If Rong Chhun Goes, CPP Can Veto Any New NEC Member

Any appointments to the National Election Committee (NEC) to replace CNRP-appointed Rong Chhun, who now faces a criminal trial for “intentional violence,” would have to be approved by the ruling CPP under current laws, a lawmaker said on Thursday.

Mr. Chhun was one of the CNRP’s four appointees to the NEC under a deal with the CPP that ended the opposition’s almost yearlong boycott of parliament after the disputed 2013 national election in exchange for comprehensive electoral reform, including a new incarnation of the NEC.

National Election Committee member Rong Chhun, center, leads protesters during a march in Phnom Penh for World Teacher's Day in October 2014. (Siv Channa/The Cambodia Daily)
National Election Committee member Rong Chhun, center, leads protesters during a march in Phnom Penh for World Teacher’s Day in October 2014. (Siv Channa/The Cambodia Daily)

Under the deal, each party selected four of the NEC’s nine board members last year, with the ninth member being approved by both. However, Mr. Chhun, a former union leader, was notified on Wednesday that he would be put on trial for the violence charges laid in 2014. The NEC law stipulates that board members automatically lose their positions if they are sentenced to a prison term.

CNRP chief whip Son Chhay said on Thursday that while the opposition had the right to select a replacement if Mr. Chhun had to leave the NEC due to a guilty verdict, the ruling party would have veto power over the choice.

“If Rong Chhun got into trouble, the CPP cannot appoint their people in this position, it would be the choice of the CNRP,” Mr. Chhay said.“But as you know, the members of the NEC also have to be approved by the National Assembly—by 50 percent plus one. That is the number we would have to get, and that would be a different question.”

“The question would be: Would the CPP approve the candidate we chose?” Mr. Chhay said.

Article 11 of the NEC law says that if any of the nine members of the NEC lose their membership for any reason, the National Assembly’s standing committee will be allowed to open the position to new applicants.

The party that loses its member will then select a candidate from the pool.
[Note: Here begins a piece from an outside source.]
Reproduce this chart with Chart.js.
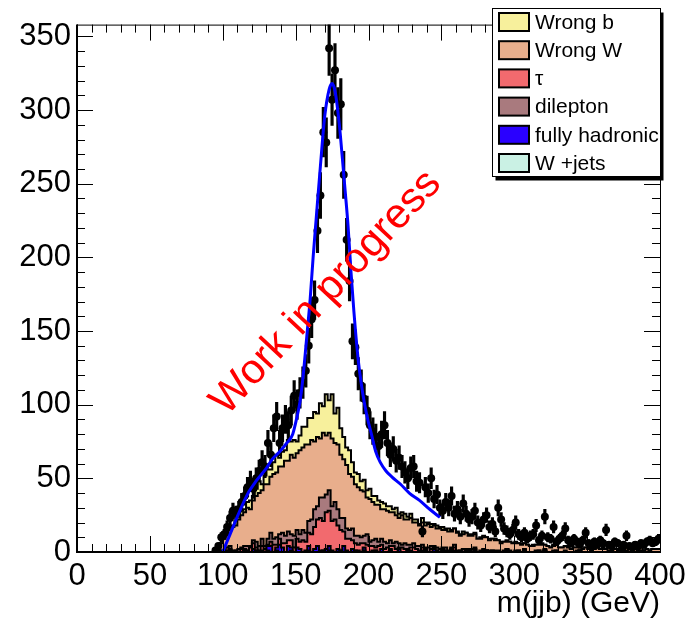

Finally, the standing committee will send the new nine-member roster of the NEC to be officially approved “through an absolute-majority vote of all members of the National Assembly.”

The CPP has had a majority of 68 in the 123-seat Assembly since the 2013 election, which the opposition claimed was rigged by the old, CPP-dominated NEC.

CPP spokesman Sok Eysan acknowledged the CNRP would have the right to choose Mr. Chhun’s replacement if he were removed, but would not comment on whether the CPP would block nominees it did not like, saying only: “It will be correctly implemented in accordance with the law.”

Mr. Chhun, who led the Cambodian Confederation of Unions until his appointment to the new NEC when it was created in April 2015, denies having been present during clashes between striking workers and military police in 2014 over which he was charged.

However, he faces up to 14 years in jail if found guilty, as well as removal from the NEC just as it ramps up its efforts to re-register every voter ahead of commune elections next year and the 2018 national election.

Mr. Chhay of the CNRP said on Thursday he was concerned about the pursuit of Mr. Chhun given the CPP’s apparent intention to dominate the NEC, adding that if the CPP exercised its veto, the 2017 commune elections and 2018 election could look much like past elections.“If we don’t have the four, it’d be out of balance, and the CPP could overrule us, and the whole thing would go back to the former NEC. The majority ruled by the CPP would make all the decisions,” he said.